**Given instruction**
Return all of the data exactly, with nothing left out but the pictures.

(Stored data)
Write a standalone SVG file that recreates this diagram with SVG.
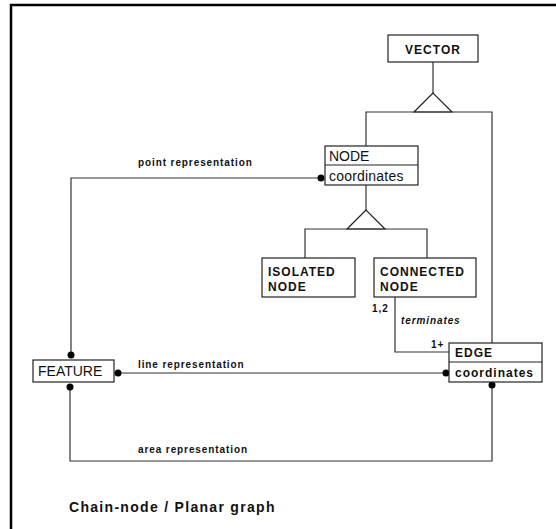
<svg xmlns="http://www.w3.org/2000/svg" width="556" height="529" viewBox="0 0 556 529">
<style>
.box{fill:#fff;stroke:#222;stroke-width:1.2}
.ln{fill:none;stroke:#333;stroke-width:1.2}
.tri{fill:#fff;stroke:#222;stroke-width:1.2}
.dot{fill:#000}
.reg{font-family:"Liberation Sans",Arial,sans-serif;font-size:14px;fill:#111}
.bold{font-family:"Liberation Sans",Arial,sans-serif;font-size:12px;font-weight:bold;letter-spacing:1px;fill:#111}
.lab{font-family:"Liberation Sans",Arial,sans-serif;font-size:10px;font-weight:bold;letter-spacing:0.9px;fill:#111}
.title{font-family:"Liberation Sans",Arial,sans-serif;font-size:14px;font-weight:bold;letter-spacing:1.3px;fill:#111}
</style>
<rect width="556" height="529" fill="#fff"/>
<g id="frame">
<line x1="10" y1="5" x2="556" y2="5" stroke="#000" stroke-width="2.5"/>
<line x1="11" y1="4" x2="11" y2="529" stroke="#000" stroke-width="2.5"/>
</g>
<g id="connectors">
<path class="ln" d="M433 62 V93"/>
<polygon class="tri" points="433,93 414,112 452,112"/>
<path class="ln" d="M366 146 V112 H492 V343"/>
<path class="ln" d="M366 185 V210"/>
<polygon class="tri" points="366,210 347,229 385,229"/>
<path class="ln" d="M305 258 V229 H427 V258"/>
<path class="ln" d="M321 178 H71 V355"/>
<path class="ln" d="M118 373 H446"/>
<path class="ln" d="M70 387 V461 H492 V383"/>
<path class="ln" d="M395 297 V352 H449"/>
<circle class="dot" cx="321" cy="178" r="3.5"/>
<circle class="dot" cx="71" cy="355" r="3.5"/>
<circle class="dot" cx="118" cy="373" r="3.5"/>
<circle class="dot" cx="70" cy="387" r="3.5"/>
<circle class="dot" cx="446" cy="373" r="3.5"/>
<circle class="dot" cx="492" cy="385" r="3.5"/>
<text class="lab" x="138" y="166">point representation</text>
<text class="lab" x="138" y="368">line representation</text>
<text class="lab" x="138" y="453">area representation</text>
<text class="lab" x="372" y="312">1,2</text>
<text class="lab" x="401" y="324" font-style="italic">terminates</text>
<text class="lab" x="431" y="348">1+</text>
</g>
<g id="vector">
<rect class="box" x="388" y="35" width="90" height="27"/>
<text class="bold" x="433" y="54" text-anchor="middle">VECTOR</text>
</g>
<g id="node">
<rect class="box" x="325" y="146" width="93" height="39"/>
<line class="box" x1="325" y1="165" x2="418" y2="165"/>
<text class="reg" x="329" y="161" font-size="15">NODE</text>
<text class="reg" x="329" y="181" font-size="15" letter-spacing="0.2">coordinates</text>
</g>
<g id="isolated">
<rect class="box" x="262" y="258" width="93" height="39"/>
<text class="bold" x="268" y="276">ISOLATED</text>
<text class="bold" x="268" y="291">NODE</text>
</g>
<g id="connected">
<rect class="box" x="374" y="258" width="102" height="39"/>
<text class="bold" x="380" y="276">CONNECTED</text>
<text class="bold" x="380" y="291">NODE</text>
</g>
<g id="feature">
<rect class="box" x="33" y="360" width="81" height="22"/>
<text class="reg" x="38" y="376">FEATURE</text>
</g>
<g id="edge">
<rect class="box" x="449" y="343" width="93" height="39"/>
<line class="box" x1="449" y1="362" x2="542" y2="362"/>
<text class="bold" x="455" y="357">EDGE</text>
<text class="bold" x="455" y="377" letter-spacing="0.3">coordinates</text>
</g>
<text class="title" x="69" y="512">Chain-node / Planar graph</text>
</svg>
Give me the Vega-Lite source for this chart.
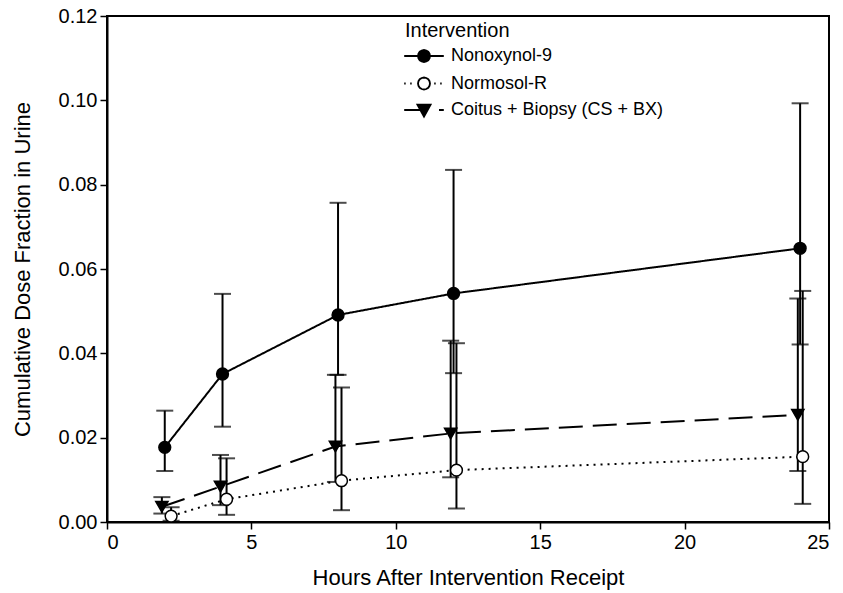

**Full answer**
Write a standalone SVG file that recreates this diagram with SVG.
<svg xmlns="http://www.w3.org/2000/svg" width="556" height="529" viewBox="0 0 556 529">
<style>
.box{fill:#fff;stroke:#222;stroke-width:1.2}
.ln{fill:none;stroke:#333;stroke-width:1.2}
.tri{fill:#fff;stroke:#222;stroke-width:1.2}
.dot{fill:#000}
.reg{font-family:"Liberation Sans",Arial,sans-serif;font-size:14px;fill:#111}
.bold{font-family:"Liberation Sans",Arial,sans-serif;font-size:12px;font-weight:bold;letter-spacing:1px;fill:#111}
.lab{font-family:"Liberation Sans",Arial,sans-serif;font-size:10px;font-weight:bold;letter-spacing:0.9px;fill:#111}
.title{font-family:"Liberation Sans",Arial,sans-serif;font-size:14px;font-weight:bold;letter-spacing:1.3px;fill:#111}
</style>
<rect width="556" height="529" fill="#fff"/>
<g id="frame">
<line x1="10" y1="5" x2="556" y2="5" stroke="#000" stroke-width="2.5"/>
<line x1="11" y1="4" x2="11" y2="529" stroke="#000" stroke-width="2.5"/>
</g>
<g id="connectors">
<path class="ln" d="M433 62 V93"/>
<polygon class="tri" points="433,93 414,112 452,112"/>
<path class="ln" d="M366 146 V112 H492 V343"/>
<path class="ln" d="M366 185 V210"/>
<polygon class="tri" points="366,210 347,229 385,229"/>
<path class="ln" d="M305 258 V229 H427 V258"/>
<path class="ln" d="M321 178 H71 V355"/>
<path class="ln" d="M118 373 H446"/>
<path class="ln" d="M70 387 V461 H492 V383"/>
<path class="ln" d="M395 297 V352 H449"/>
<circle class="dot" cx="321" cy="178" r="3.5"/>
<circle class="dot" cx="71" cy="355" r="3.5"/>
<circle class="dot" cx="118" cy="373" r="3.5"/>
<circle class="dot" cx="70" cy="387" r="3.5"/>
<circle class="dot" cx="446" cy="373" r="3.5"/>
<circle class="dot" cx="492" cy="385" r="3.5"/>
<text class="lab" x="138" y="166">point representation</text>
<text class="lab" x="138" y="368">line representation</text>
<text class="lab" x="138" y="453">area representation</text>
<text class="lab" x="372" y="312">1,2</text>
<text class="lab" x="401" y="324" font-style="italic">terminates</text>
<text class="lab" x="431" y="348">1+</text>
</g>
<g id="vector">
<rect class="box" x="388" y="35" width="90" height="27"/>
<text class="bold" x="433" y="54" text-anchor="middle">VECTOR</text>
</g>
<g id="node">
<rect class="box" x="325" y="146" width="93" height="39"/>
<line class="box" x1="325" y1="165" x2="418" y2="165"/>
<text class="reg" x="329" y="161" font-size="15">NODE</text>
<text class="reg" x="329" y="181" font-size="15" letter-spacing="0.2">coordinates</text>
</g>
<g id="isolated">
<rect class="box" x="262" y="258" width="93" height="39"/>
<text class="bold" x="268" y="276">ISOLATED</text>
<text class="bold" x="268" y="291">NODE</text>
</g>
<g id="connected">
<rect class="box" x="374" y="258" width="102" height="39"/>
<text class="bold" x="380" y="276">CONNECTED</text>
<text class="bold" x="380" y="291">NODE</text>
</g>
<g id="feature">
<rect class="box" x="33" y="360" width="81" height="22"/>
<text class="reg" x="38" y="376">FEATURE</text>
</g>
<g id="edge">
<rect class="box" x="449" y="343" width="93" height="39"/>
<line class="box" x1="449" y1="362" x2="542" y2="362"/>
<text class="bold" x="455" y="357">EDGE</text>
<text class="bold" x="455" y="377" letter-spacing="0.3">coordinates</text>
</g>
<text class="title" x="69" y="512">Chain-node / Planar graph</text>
</svg>
Give me the Vega-Lite source for this chart.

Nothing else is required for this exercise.